Revival of ancient folk art in focus

Tribune News Service

Amritsar, April 16

As the budget session of the Punjab Arts Council begins, the hope for several dying performing arts of Punjab gets a new push. Documenting the remaining of the folk artistes from genres of performing arts that took a hit with the passage of time, the Punjab Sangeet Natak Akademi will work out a revival plan through folk festivals.

Informing about the same, akademi president Kewal Dhaliwal said, “We are looking to design a proposal that ensures the revival of folk artistes through festivals which will be held at regular intervals across Punjab. A handful of artistes have been documented and also put on the revival list.”

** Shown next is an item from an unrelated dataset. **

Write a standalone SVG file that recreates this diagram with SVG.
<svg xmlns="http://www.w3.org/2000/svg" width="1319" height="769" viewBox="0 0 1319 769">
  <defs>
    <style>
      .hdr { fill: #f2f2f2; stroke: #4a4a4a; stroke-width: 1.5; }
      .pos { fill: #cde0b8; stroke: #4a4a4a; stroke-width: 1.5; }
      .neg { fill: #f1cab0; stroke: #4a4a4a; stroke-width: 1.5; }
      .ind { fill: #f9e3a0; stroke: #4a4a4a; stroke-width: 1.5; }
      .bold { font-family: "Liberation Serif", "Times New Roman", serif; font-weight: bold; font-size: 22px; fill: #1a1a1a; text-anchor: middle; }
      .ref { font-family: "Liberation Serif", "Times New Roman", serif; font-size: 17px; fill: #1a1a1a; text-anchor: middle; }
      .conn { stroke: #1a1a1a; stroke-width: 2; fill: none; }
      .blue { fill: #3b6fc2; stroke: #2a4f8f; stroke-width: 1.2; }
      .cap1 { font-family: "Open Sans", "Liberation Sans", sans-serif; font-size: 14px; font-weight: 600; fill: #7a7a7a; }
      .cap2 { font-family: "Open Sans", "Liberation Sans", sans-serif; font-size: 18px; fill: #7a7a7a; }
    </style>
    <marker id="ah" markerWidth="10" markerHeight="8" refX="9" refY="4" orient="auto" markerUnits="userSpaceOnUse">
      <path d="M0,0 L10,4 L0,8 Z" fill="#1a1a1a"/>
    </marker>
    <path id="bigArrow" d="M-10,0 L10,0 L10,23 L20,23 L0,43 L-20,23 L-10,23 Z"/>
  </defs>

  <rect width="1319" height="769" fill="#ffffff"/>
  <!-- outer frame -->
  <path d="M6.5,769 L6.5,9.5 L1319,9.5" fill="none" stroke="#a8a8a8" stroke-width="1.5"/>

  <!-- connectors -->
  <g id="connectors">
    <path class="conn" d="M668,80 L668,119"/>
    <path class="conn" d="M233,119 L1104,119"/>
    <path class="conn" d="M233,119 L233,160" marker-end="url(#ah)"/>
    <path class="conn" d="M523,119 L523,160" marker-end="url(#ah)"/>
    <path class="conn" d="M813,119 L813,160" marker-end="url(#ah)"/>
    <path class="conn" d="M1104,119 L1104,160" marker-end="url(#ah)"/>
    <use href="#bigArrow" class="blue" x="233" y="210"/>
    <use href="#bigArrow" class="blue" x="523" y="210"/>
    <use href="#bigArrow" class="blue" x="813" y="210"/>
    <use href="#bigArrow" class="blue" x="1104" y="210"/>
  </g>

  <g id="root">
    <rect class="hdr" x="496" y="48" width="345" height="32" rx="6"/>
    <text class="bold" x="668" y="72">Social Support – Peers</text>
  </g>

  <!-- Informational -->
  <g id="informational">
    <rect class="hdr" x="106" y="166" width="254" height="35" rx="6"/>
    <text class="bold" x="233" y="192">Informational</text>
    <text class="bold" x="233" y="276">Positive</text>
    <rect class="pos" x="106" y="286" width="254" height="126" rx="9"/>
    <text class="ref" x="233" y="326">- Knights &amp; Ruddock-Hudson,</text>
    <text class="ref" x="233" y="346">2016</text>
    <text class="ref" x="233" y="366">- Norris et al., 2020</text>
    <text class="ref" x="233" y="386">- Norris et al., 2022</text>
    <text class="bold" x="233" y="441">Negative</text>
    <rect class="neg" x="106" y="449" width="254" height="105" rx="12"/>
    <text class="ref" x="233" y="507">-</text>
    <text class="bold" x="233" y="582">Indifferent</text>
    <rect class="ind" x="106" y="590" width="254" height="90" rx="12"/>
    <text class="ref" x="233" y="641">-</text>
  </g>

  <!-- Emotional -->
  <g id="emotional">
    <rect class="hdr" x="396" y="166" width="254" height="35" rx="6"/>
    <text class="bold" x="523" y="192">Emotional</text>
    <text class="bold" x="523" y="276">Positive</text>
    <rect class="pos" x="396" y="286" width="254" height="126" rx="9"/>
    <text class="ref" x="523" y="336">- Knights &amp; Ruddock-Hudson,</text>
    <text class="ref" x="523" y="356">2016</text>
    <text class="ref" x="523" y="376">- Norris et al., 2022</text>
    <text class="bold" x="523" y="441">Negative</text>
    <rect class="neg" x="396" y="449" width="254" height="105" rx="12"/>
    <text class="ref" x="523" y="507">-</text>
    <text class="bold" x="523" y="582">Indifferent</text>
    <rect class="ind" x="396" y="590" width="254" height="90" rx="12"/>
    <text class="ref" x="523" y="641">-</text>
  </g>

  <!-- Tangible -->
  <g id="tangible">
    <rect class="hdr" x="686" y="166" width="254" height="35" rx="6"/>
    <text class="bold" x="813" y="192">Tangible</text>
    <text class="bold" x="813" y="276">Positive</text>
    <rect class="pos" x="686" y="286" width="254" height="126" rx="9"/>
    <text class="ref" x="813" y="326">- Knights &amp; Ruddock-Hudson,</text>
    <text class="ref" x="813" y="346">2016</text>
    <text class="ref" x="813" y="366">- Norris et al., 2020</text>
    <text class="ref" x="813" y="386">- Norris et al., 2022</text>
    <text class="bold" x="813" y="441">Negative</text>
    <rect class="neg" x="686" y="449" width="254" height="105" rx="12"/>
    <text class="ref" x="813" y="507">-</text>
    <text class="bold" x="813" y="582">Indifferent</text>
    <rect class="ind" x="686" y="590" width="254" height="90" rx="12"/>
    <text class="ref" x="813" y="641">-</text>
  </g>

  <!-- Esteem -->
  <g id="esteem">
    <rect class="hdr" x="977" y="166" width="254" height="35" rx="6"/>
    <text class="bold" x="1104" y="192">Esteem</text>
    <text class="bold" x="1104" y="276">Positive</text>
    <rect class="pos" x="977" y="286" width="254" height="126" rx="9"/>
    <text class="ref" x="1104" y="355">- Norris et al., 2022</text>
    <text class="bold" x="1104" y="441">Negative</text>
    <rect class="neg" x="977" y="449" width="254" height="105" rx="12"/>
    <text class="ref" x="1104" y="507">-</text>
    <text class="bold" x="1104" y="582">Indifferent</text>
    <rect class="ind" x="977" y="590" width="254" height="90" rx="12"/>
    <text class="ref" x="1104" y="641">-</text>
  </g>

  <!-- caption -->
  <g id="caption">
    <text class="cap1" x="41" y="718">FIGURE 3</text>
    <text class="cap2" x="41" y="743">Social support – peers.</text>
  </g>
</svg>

According to a previous study undertaken by Dhaliwal himself, folk art forms, especially the performing arts, need an immediate revival. “If you consider the head count, only five or six groups of Nakkaals, an ancient folk art form of Punjab, remain along with handful other artistes who still continue the legacy of their forefathers. Even ‘Bhand’ and ‘Marasi’ communities are looking towards other options to earn livelihood due to diminishing work.”

Rajendra Singh, another theatre director, who has extensively worked for two years under a project by the Ministry of Cultural Affairs on documenting and rehabilitation of Bhand and Marasi community, feels that the financial aid from the Centre and the state government can do a lot to revive these dying arts. “Most of the artistes, who are associated with these ancient folk art forms through generations, are now migrating to other states for livelihood, or are forced to do labour jobs in the absence of any employment opportunity. There is a big number of such artistes, who are carriers of our rich cultural legacy but have been forgotten.”

The Centre had initiated two projects in collaboration with the akademi and the Ministry of Cultural Affairs to document and rehabilitate folk artistes of Punjab. “But the projects were suspended midway due to lack of funding,” says Singh.